The grin will be back. That's the point.
4 comments:
Greg wrote:
---
Of course, the culprit denying us
this small pleasure has been the
flattening of single-thread
performance wrought by the half
death of Moore's Law.
---
Hi Greg! I'm thinking that a significant factor might also be the long-flat curve of disk seek time vs. calendar year. Certainly the Windows systems I run seem to be disk-bound when they're at their slowest (not to say that flattening of the single core curve isn't an important and less well understood issue too.)
Turning around, one might say it's interesting that the ratio of disk performance to CPU performance isn't changing as quickly as it once was (I.e. because neither of them is progressing very much! Maybe SSDs will invert the relative rates of progress; not sure).
Cheers.
Noah
Hi, Noah.
Yes, certainly disk seek time has kept PCs (& Macs) from being zippier, and I hope SSDs do help. It alone might make a bigger real difference than several old generations of silicon.
But there was still zip despite disk relative slowness in the 90s and early 2000s. That zip was lost. We need post-Moore programs to get it back.
Greg
Well, try the Intel G2 SSD on your system and you will find that everything is _much_ faster. In fact i have never experienced an upgrade that made such a big difference as this SSD has.
For me, the Ho. Ly. Crap apps on multicore are dmake and 7zip - in fact, I use 7zip (on Windows it integrates cleanly with Explorer, CLI on other OSs) whenever possible now. Compressing and decompressing are fast as blazes, as is compiling. As for zippier, if you use Eclipse you'll definitely notice a difference.

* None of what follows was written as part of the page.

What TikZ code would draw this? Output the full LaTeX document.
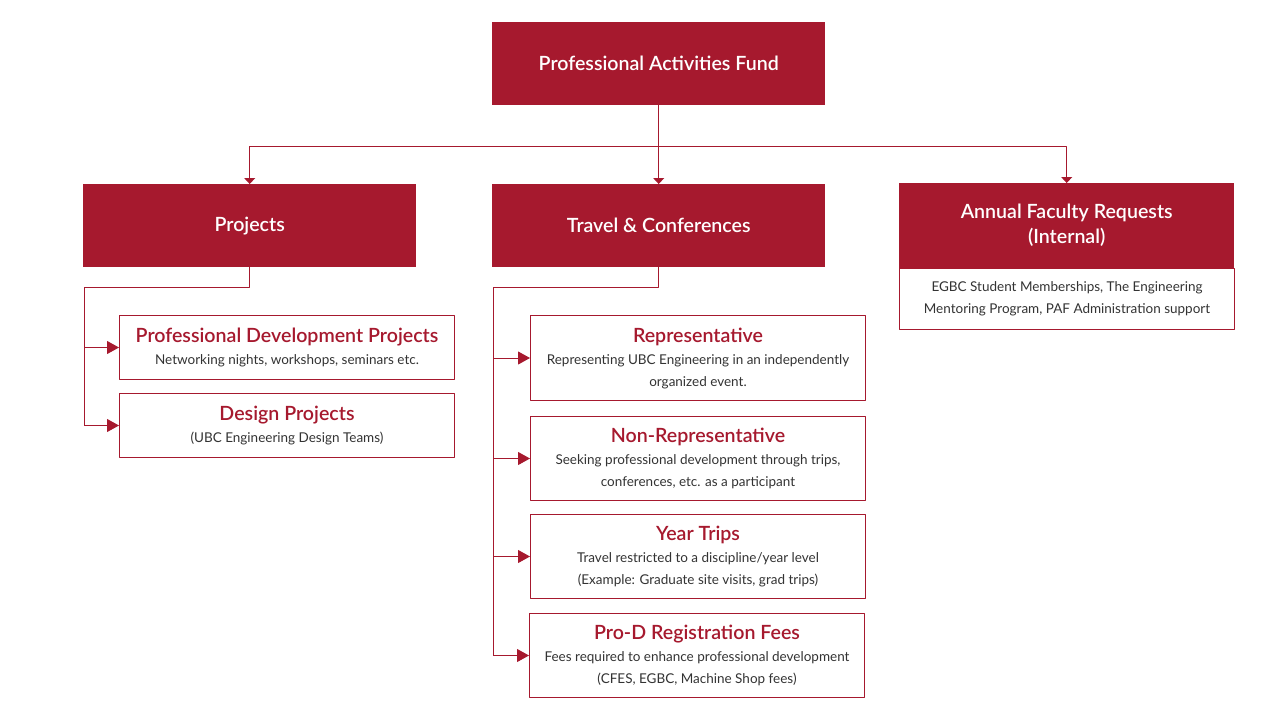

Photoshop CS4 really flies. I can't speak for Adobe's other apps, but the integration with Bridge is threaded, so batch-processing images uses all cores. Nvidia's drivers are tailored to the 3D capabilities of the CS4 suite (on all cards, not just Quadro), and I'm running a GTX-285 GPU. I don't do 3D professionally, but playing around with it is surreal compared to my previous desktop-PC experience.
I realize this isn't most peoples' experience with a multi-core upgrade. But I do believe that it will be, within a few short years, as more applications catch up.
It's been a few months now and I'm still grinning like an idiot, since it turns out most of the major applications I use were already good-to-go for multicore. The five years since my last PC upgrade feel like a decade, performance-wise.